A behind-the-scenes look at how Tixr keeps resale on your event page—controlled, trusted, and with minimal operational overhead.

When fans can't use their tickets, they're going to find a way to sell them. The question is whether that happens on your event page or somewhere else entirely. Tixr Resale keeps that secondary market activity inside your existing ecosystem, without adding operational lift or disrupting your onsale.

This guide breaks down what actually changes when you enable it, how it shows up for fans, and what you can control as the event organizer.

What Changes When Resale Is Enabled

When Tixr Resale is enabled, nothing about your primary onsale changes.
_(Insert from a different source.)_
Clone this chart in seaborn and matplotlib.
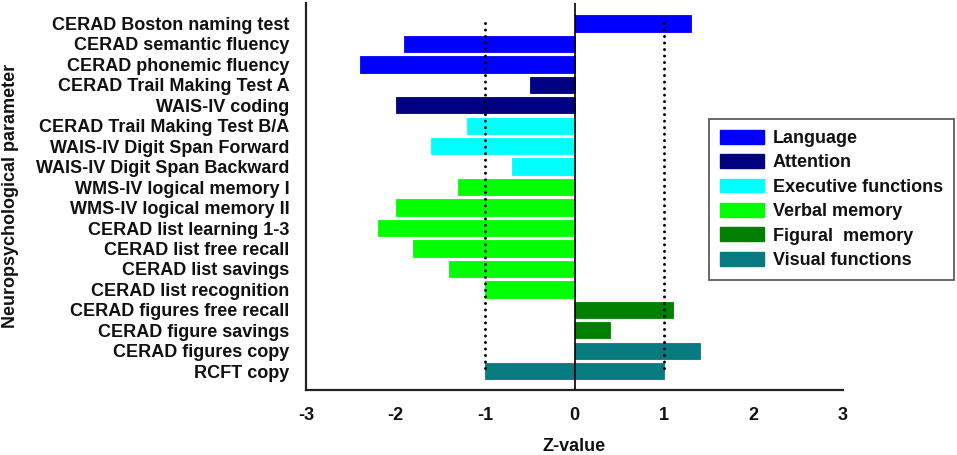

Your pricing, inventory structure, and purchase flow remain exactly as configured.

What changes is what happens after tickets are purchased. Fans gain the ability to list eligible tickets for resale directly from their Tixr account, and those listings surface within your existing event experience without introducing a second marketplace or external workflow.

How Resale Appears to Fans

The way resale shows up depends on your event setup.

For general admission events, resale listings only appear once a ticket type sells out. Instead of showing "Sold Out," the ticket picker shifts to display available resale listings for that same ticket type.

For reserved seating, listings can appear earlier, but they show up on the seat map first. The primary onsale continues to be prioritized in the ticket picker until a section or ticket type is no longer available.

In both cases, the system is designed to protect the integrity of your primary sales flow while introducing resale only when it becomes relevant.

What Happens When a Ticket Is Resold

When a resale transaction occurs, the entire lifecycle of that ticket is handled in Tixr.

The original ticket is automatically invalidated and a new one is issued to the buyer, ensuring there's only one valid version at any given time. The buyer completes their purchase through the same checkout experience used for primary tickets. The seller receives their payout after the event. No coordination between buyer and seller is required.

What You Control

Resale isn't all-or-nothing. You have flexibility in how it operates within your events.

You can define which tickets are eligible for resale, whether broadly or with specific filters by ticket type, section, or pricing category. You can also set pricing rules, including minimums, maximums, or face-value-only resale, depending on how tightly you want to manage price movement. These controls let you align resale behavior with your overall pricing and inventory strategy.

What Runs in the Background

We manage the operational complexity that typically comes with resale within Tixr: payment processing, seller payouts, fan support, disputes, and tax handling. Sellers are paid out after the event, which helps ensure accountability and reduces risk on both sides.

Because these workflows are centralized, resale doesn't create additional burden for your team.

What to Expect Once It’s Live

Once enabled, resale runs in the background.

It doesn't disrupt your onsale, introduce additional workflows, or require ongoing management. Instead, it extends your event lifecycle, keeps fan activity connected to your event page, and gives you visibility into demand that goes beyond the initial purchase. In practice, that means fewer off-platform transactions, clearer insight into fan behavior, and a more consistent experience for buyers and sellers alike.

NPU Live's Pier 80 event was a powerful example of Tixr Resale (and Waitlist) in action. With the show sold out and demand still in the market, resale stayed active in the final days leading up to the event. Over 75% of total resale volume transacted directly on Tixr, and NPU Live walked away with verified buyer data they could remarket to for future shows.

Resale works best when it feels like a seamless part of your event, not a workaround to it. That's the operational model we built Tixr Resale around.